When inverse the matrix, $n$ should go to the denominator. 

The power is 1 - type2 error. The prob that a non-zero beta is detected to be non-zero.

We use collinearity $VIF(\hat{\beta}_j)$

Model selection uses regularized solution.

Full rank when no collinearity.

$X^T X$. if p > n then will not have a full rank matrix; we cannot define x s.t. 


$Var(\hat{\beta}) = (X^T X)^{-1} \sigma_\epsilon^2$

## Multicollinearity

Majority of variability in $X_p$ can be explained by the other predictors.

So, build regression of predictor combinations (e.g. X1 vs X2 and X3,  X2 vs X1 and X3,  X3 vs X1 and X2) to find an $R^2$ score for each. If high $R^2$, then potential multicollinearity. This is captured in the variance inflation factor (VIF) score

$$VIF(\hat{\beta}_j) = \frac{1}{1 - R_j^2} \geq 1$$

$R_{ij} = 0.8$ means 80% of the variability has been explained by the others.

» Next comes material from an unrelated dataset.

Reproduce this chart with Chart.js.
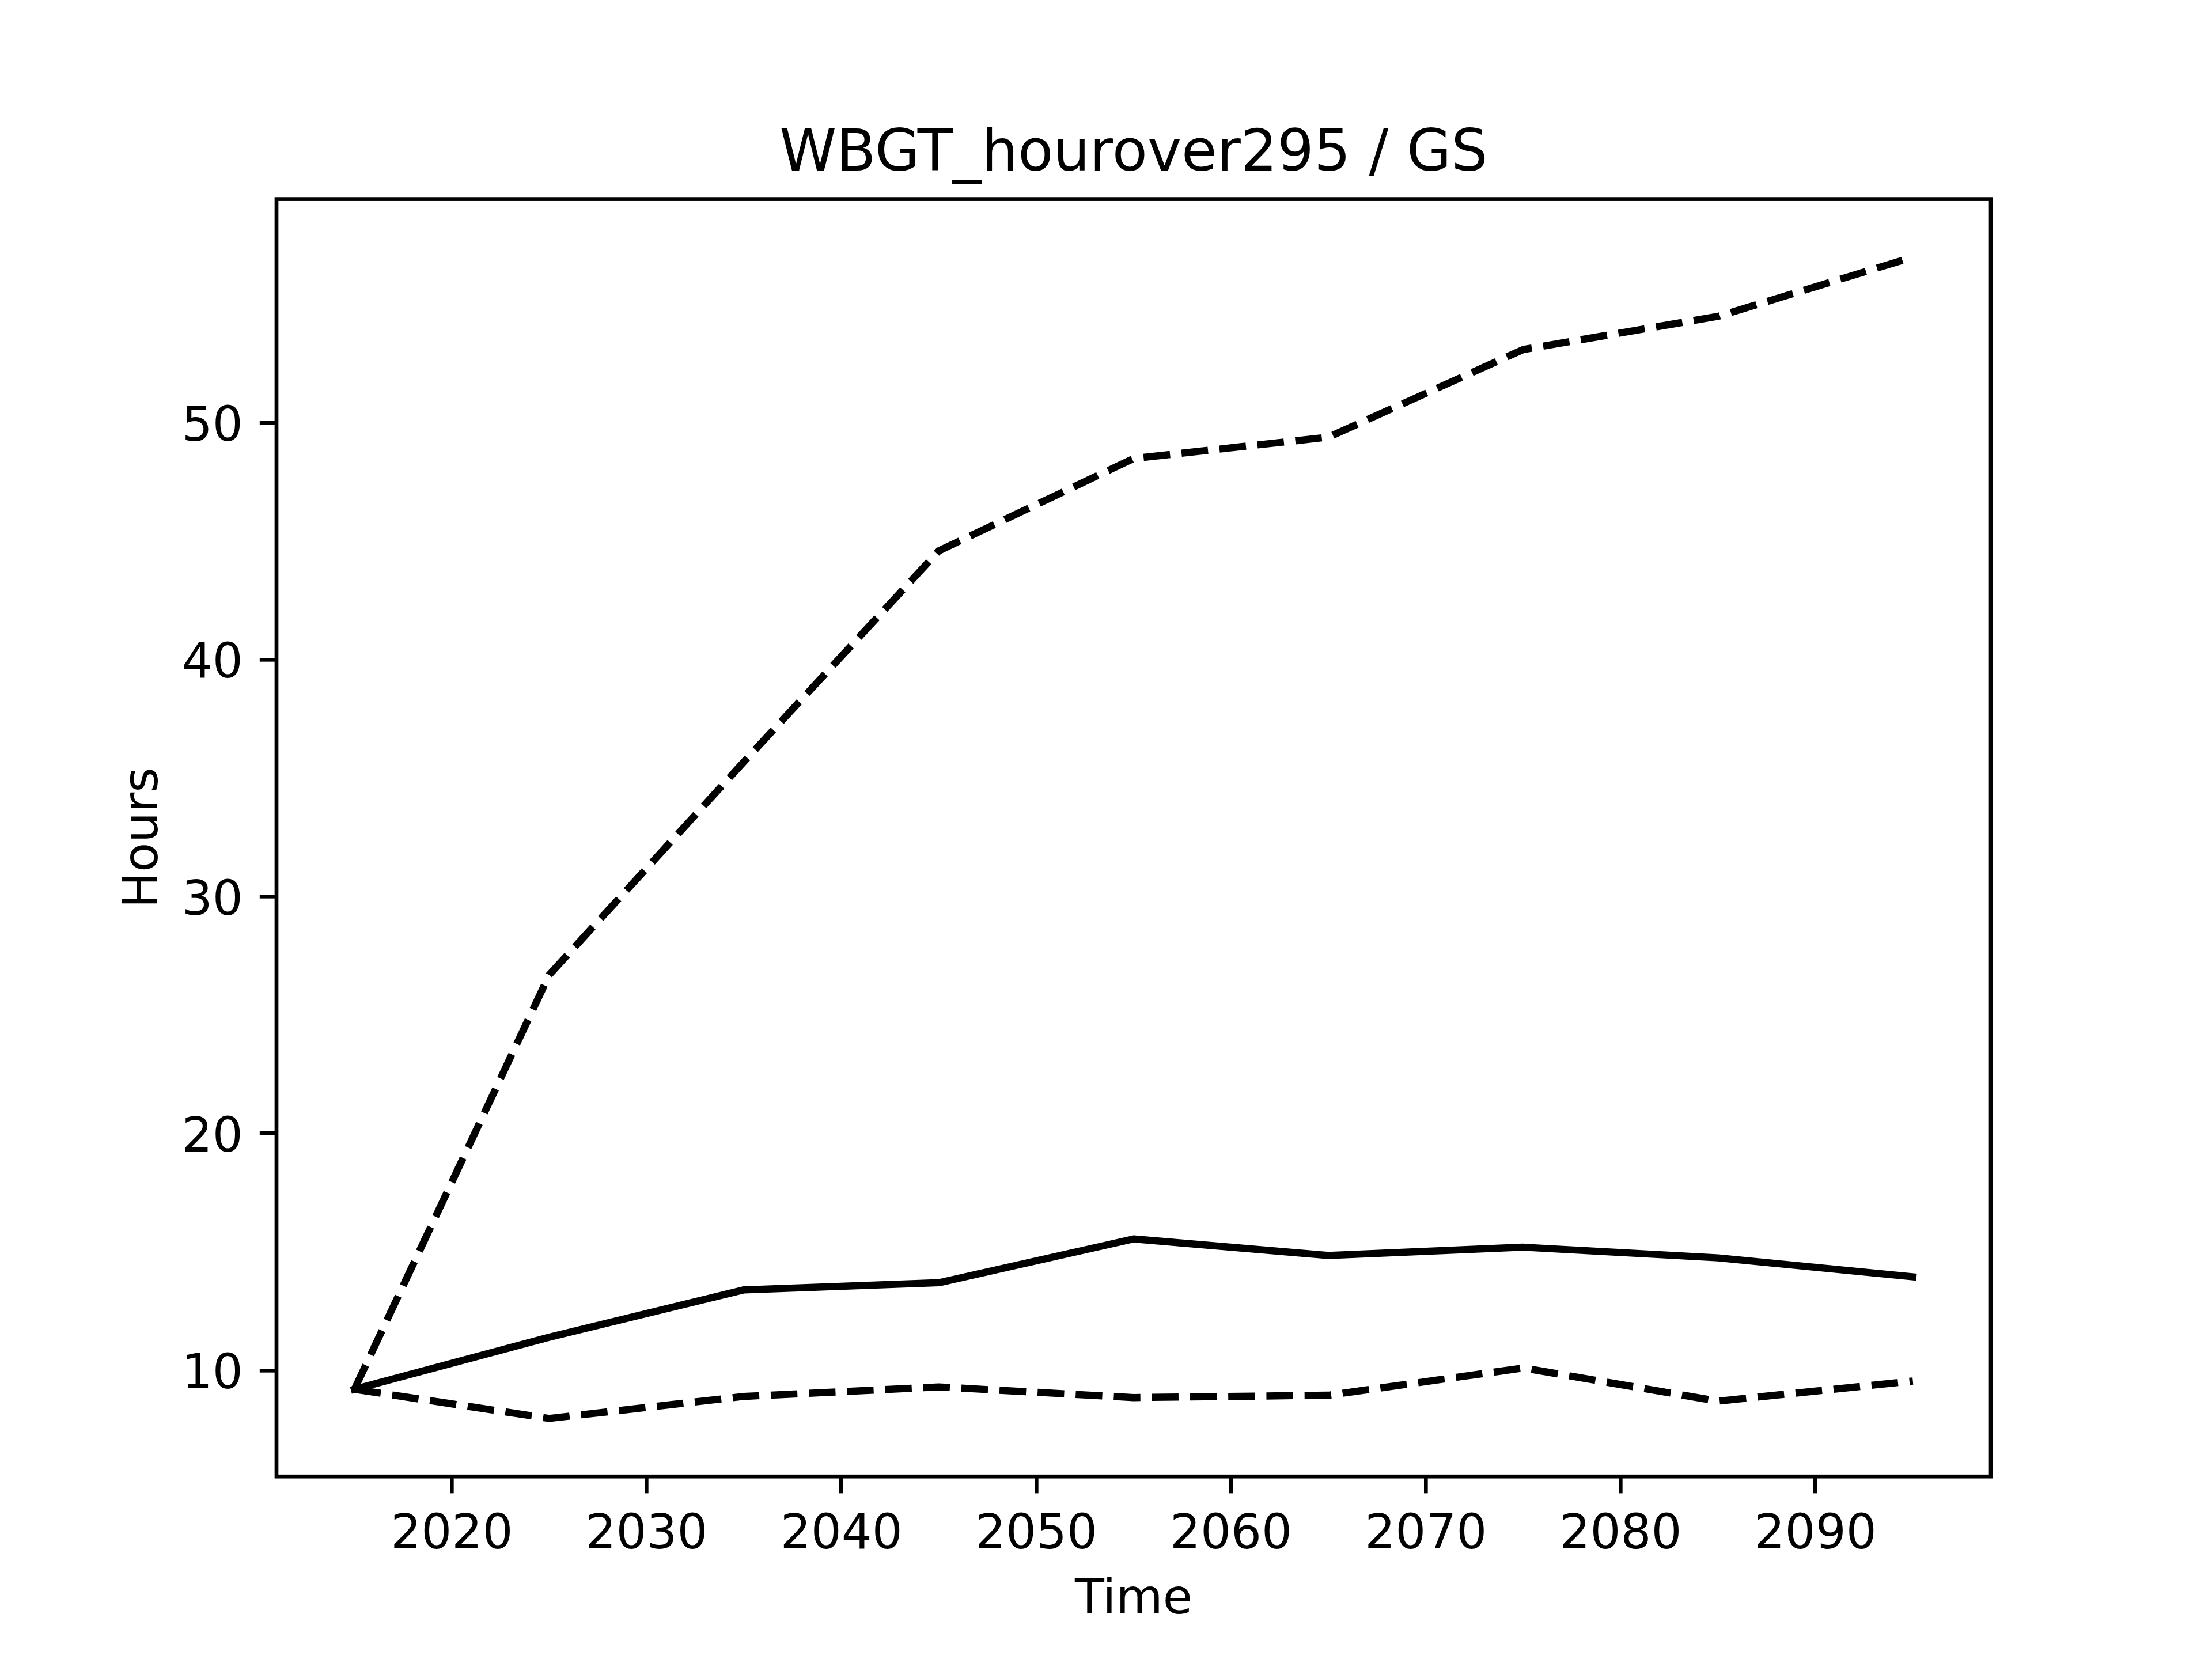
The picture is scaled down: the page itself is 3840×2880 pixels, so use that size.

## Metrics from the training dataset

For $d$ features. As you increase the $d$, RSS will increase. But, $\hat{\sigma}_\epsilon^2$ will decrease.

Mallow's $C_p$: 

$$C_p = \frac{1}{n} (RSS + 2 d \hat{\sigma}_\epsilon^2)$$

**AIC (smaller is better)**

$$AIC = \frac{1}{n \hat{\sigma}_\epsilon^2} (RSS + 2 d \hat{\sigma}_\epsilon^2)$$

**BIC (smaller is better)**

$$AIC = \frac{1}{n \hat{\sigma}_\epsilon^2} (RSS + 2 \log(n) d \hat{\sigma}_\epsilon^2)$$

BIC tends to select the smaller model (in number of features), compared to AIC. 

### Model selection

Forward selection may not always be able to find the best model.